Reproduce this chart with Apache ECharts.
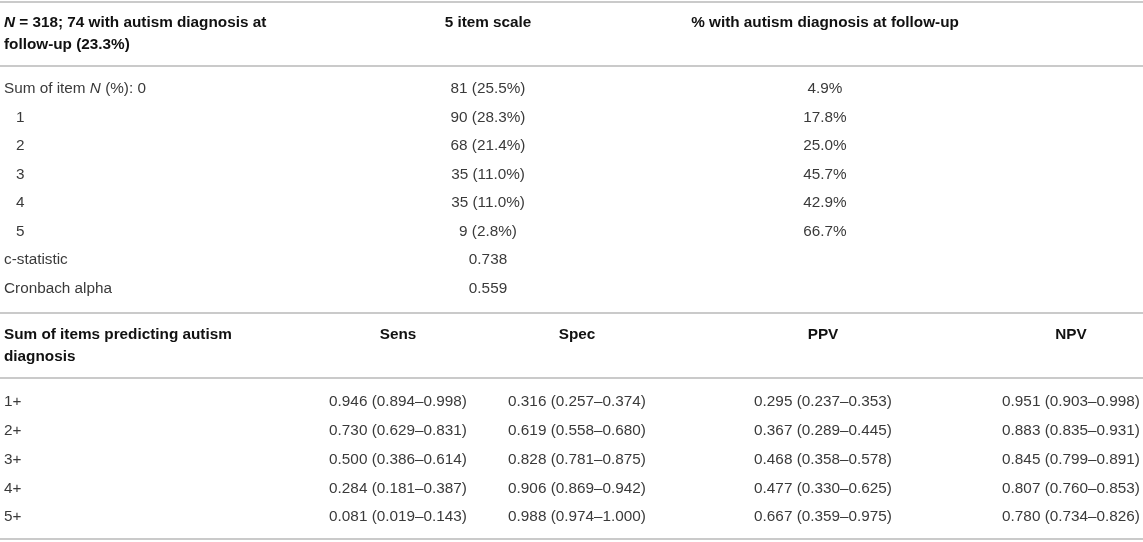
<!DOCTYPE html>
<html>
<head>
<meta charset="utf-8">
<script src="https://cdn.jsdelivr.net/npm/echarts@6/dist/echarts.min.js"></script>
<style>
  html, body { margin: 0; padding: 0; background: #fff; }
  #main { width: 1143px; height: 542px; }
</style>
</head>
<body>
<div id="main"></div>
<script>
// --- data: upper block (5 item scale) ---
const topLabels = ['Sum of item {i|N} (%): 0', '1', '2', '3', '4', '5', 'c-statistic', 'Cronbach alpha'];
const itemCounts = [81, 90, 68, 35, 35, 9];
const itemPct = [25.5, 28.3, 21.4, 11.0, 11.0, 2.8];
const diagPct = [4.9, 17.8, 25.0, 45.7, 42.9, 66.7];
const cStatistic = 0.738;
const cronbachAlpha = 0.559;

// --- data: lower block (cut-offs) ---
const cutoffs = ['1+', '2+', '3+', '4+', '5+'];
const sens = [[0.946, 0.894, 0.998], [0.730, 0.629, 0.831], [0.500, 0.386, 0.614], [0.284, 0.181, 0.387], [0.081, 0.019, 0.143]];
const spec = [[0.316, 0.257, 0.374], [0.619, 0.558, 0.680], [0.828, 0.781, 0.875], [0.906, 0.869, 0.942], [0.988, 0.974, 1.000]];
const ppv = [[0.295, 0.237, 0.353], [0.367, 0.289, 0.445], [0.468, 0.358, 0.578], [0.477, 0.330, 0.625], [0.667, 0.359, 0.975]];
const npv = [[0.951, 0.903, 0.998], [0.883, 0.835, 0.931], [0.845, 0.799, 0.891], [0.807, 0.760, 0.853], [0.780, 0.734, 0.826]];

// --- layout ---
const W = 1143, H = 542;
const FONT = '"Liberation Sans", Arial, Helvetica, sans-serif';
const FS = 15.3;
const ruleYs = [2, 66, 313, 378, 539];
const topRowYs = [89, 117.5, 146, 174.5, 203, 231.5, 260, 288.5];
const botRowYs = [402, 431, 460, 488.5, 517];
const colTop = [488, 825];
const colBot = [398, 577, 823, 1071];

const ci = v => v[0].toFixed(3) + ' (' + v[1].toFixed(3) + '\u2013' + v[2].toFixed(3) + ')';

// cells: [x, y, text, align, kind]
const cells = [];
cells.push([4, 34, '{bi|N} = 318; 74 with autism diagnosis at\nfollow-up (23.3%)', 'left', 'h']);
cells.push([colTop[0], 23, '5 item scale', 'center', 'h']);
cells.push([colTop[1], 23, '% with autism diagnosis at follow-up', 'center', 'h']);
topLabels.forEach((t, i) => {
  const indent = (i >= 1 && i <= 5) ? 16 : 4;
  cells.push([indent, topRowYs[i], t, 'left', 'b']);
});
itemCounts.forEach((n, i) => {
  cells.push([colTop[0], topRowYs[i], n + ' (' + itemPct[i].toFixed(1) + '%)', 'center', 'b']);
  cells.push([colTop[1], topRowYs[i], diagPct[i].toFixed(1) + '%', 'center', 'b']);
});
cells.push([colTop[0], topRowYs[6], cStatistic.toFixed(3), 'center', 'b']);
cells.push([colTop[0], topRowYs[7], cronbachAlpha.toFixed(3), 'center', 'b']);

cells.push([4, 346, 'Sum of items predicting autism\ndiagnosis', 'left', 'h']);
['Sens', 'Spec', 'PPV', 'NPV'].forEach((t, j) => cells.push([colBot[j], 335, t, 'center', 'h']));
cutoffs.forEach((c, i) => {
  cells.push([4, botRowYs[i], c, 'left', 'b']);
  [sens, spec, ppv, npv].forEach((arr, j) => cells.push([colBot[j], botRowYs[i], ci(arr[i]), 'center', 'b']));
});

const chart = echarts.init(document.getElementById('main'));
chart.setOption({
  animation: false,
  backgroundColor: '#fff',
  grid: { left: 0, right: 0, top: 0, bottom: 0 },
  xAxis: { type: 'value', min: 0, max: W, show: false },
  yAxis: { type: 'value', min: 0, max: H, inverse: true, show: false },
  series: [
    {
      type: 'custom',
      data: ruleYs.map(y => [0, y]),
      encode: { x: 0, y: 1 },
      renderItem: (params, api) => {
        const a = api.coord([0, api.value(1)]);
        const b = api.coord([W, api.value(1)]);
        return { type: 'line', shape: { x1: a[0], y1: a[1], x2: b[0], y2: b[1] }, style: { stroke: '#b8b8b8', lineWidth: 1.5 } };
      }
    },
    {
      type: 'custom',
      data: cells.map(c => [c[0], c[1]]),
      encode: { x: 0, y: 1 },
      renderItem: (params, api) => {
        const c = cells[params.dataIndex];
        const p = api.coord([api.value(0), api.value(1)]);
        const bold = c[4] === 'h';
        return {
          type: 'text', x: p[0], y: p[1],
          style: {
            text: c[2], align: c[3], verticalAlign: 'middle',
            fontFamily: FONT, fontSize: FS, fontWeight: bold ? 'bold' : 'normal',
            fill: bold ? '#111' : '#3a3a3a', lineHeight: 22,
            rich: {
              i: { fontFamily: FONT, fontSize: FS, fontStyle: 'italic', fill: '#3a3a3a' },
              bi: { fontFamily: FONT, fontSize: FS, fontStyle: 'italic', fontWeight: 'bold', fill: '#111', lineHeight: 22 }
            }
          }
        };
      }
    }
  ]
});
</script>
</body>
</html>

> THE PROBLEM
Say how many lines in this listing hold the string "with", giving the count and nothing more.

> SOLUTION
3